Henry Louis Hagey, (July 19, 1906 - March 12, 1967) was a politician in Ontario, Canada. He was a Liberal member of the Legislative Assembly of Ontario from 1938 to 1943 who represented the riding of Brantford. He won his seat in a by-election after the previous member, Morrison MacBride died in office.

==Background==
Hagey was educated at Brantford Collegiate Institute and obtained a degree from Waterloo College in 1929. He attended Osgoode Hall and was called to the bar in 1932. Hagey served as past master of Doric Lodge, AF and AM, 32nd degree Scottish Rite. Hagey was the great-grandson of the Mennonite Bishop Joseph B. Hagey and his cousin, Gerry Hagey, founded the University of Waterloo.

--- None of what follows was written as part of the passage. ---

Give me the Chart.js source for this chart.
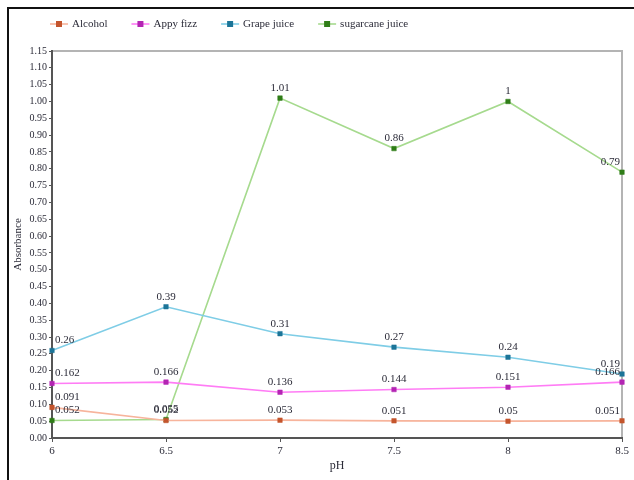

He married Ardell Tennant with whom he had four children. He died in Brantford in 1967 at the age of 60.

==Politics==
In 1933, he became an alderman for the town of Brantford, Ontario. He remained in the position for the next five years. During his time on council he also served as chair of the Public Utilities Commission. In 1938, the local MPP, Morrison MacBride died and a by-election was held to replace him. Hagey stood as the candidate for the Liberal Party and defeated Conservative candidate Reginald Welsh by 1,146 votes on July 20, 1938. Hagey sat as a backbench supporter of the Mitchell Hepburn government.

In the 1943 election, he was defeated by CCF candidate Charles Strange by 1,045 votes.